Copy every line from the data below in which the string "LaTeX" can be found.

Source code of charts:
——

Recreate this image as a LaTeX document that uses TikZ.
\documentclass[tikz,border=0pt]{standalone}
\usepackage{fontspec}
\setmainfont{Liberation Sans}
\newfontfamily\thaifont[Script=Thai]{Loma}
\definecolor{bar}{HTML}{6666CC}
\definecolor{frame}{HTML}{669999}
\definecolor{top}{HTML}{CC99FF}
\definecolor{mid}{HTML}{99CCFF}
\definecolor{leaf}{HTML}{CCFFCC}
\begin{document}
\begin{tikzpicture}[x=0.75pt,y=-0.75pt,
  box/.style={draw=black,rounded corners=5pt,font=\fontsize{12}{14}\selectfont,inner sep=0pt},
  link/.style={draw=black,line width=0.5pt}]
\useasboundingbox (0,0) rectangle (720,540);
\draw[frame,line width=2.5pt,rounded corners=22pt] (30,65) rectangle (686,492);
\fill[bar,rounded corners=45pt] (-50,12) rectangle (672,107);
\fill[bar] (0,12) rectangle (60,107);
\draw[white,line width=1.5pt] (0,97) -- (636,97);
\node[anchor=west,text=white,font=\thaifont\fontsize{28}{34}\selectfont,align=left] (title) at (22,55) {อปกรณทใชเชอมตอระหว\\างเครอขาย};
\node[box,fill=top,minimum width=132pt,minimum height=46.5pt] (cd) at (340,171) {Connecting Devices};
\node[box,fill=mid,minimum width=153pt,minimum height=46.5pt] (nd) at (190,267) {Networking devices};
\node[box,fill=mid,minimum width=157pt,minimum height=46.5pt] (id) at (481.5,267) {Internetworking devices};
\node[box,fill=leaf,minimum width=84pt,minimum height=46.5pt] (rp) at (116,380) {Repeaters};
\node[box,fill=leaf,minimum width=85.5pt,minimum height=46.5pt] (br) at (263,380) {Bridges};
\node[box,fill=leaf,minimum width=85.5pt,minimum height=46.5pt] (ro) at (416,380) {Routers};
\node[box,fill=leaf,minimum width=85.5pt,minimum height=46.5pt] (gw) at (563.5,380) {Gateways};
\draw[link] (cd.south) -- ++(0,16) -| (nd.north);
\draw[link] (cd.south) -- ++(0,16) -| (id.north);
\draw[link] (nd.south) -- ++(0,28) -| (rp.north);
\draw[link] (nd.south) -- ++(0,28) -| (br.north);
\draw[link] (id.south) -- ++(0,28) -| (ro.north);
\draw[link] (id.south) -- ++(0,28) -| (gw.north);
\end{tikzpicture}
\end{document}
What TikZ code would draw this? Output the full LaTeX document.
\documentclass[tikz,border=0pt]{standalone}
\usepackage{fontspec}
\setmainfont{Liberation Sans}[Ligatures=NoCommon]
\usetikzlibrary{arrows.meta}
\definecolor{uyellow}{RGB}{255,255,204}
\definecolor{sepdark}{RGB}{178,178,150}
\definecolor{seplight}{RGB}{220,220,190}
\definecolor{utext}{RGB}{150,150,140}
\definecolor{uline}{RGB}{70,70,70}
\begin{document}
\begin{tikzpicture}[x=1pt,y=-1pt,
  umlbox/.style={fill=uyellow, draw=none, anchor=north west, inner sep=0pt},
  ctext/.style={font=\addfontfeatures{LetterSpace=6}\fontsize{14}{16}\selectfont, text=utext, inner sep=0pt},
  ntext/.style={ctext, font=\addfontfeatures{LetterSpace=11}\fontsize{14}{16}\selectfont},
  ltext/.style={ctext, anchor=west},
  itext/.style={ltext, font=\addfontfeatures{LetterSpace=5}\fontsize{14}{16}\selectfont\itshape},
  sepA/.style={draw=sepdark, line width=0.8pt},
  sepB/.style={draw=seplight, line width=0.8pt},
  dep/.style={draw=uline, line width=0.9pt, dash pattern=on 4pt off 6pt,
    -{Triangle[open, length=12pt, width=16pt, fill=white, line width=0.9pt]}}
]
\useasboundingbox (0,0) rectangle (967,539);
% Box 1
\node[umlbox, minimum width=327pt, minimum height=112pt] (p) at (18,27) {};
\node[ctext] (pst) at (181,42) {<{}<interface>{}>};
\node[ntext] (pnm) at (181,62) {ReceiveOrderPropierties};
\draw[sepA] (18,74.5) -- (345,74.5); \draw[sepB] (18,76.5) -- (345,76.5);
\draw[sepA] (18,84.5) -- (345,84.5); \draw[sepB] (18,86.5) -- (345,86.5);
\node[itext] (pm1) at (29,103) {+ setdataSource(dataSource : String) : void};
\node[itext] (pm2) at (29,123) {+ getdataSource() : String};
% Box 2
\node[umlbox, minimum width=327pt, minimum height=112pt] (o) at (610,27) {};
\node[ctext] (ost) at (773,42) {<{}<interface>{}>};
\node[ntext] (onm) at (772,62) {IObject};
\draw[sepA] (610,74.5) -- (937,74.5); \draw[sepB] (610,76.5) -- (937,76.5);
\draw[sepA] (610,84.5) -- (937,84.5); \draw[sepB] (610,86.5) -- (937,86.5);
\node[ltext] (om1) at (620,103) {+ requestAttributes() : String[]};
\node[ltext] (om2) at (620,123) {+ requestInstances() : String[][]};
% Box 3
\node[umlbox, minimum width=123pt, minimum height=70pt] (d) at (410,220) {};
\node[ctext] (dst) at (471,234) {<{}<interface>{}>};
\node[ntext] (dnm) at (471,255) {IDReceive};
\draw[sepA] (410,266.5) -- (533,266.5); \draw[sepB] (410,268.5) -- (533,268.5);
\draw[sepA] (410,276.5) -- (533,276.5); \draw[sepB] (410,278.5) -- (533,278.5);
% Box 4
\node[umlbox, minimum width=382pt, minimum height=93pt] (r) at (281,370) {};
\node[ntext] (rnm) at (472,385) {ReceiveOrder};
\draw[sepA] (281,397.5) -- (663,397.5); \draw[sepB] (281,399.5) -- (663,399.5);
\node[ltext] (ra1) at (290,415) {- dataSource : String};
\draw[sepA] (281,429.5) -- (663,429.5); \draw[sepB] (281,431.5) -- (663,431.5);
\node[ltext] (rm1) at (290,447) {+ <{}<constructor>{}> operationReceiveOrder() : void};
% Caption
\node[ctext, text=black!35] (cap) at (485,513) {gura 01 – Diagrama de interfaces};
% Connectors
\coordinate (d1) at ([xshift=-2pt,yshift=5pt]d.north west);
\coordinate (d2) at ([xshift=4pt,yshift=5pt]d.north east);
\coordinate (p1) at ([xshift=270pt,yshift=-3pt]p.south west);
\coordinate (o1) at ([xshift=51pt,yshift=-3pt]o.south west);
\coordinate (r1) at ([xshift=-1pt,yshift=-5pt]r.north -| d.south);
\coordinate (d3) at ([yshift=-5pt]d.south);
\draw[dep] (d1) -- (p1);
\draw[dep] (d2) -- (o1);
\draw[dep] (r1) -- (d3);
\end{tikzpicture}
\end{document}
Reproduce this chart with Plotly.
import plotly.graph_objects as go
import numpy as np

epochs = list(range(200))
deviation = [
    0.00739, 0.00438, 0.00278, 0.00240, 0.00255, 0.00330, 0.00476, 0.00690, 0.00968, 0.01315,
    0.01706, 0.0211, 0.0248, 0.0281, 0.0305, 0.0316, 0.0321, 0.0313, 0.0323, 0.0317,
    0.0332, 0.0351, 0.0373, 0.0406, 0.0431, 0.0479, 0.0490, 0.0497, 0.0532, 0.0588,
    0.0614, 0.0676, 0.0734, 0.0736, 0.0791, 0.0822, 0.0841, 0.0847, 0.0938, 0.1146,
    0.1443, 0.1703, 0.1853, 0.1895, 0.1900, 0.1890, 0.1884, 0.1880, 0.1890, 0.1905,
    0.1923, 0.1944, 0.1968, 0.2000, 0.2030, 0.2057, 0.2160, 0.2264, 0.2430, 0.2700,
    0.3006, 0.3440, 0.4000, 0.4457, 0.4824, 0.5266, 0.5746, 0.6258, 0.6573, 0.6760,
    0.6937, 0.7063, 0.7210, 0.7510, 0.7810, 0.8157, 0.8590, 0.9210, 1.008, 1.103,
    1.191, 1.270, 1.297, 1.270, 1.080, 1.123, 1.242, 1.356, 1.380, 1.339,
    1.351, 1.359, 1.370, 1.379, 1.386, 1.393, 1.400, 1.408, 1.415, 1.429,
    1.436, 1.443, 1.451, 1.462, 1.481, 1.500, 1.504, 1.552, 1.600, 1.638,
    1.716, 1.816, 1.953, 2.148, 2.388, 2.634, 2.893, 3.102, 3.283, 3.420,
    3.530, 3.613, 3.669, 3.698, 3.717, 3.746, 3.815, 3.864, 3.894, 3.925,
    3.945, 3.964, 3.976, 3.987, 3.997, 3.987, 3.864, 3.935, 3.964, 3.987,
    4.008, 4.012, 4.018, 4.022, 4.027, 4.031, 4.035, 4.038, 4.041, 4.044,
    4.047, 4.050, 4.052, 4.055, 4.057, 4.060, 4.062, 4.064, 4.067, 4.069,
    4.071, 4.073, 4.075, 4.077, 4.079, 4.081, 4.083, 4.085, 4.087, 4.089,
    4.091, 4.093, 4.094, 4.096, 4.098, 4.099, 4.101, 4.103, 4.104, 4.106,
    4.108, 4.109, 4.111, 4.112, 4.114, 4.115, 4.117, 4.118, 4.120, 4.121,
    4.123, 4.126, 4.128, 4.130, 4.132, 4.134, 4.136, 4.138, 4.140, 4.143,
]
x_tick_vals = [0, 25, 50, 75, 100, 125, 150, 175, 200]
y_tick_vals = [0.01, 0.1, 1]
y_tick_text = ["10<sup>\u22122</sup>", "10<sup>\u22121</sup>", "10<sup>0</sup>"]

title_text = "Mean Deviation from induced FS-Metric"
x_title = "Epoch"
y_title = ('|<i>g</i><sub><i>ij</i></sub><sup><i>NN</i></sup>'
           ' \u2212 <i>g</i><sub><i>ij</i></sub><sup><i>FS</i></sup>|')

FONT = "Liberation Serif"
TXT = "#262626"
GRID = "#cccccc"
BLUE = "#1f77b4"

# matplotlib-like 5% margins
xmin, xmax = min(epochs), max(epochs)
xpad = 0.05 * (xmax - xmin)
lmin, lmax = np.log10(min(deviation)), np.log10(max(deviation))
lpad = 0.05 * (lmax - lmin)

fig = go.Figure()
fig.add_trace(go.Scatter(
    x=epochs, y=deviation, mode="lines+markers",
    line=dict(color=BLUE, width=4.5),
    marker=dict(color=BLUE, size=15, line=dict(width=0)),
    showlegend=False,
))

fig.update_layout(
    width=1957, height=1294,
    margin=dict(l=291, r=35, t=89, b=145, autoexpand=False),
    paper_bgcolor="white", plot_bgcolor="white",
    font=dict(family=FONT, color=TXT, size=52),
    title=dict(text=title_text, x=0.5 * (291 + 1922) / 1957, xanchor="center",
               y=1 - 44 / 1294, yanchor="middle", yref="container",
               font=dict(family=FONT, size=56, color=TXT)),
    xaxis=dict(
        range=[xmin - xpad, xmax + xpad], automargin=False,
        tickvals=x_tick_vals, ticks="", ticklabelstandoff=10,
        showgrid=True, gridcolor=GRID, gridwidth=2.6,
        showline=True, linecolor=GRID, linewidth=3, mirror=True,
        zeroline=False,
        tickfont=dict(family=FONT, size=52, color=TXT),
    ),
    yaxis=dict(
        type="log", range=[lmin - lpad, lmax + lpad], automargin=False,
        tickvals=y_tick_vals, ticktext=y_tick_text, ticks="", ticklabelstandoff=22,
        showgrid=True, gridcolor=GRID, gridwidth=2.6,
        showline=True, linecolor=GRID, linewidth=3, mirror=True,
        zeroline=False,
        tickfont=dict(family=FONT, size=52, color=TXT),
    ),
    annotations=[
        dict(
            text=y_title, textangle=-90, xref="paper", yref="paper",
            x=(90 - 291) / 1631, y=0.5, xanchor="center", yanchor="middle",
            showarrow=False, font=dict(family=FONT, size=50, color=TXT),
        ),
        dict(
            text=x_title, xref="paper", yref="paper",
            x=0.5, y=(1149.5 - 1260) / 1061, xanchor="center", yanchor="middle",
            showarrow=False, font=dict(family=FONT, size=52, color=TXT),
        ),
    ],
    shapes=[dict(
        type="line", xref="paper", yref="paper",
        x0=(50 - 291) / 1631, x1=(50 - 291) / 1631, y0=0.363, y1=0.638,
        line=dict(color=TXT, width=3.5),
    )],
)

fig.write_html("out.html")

——

— Answer for this exercise —
Recreate this image as a LaTeX document that uses TikZ.
What TikZ code would draw this? Output the full LaTeX document.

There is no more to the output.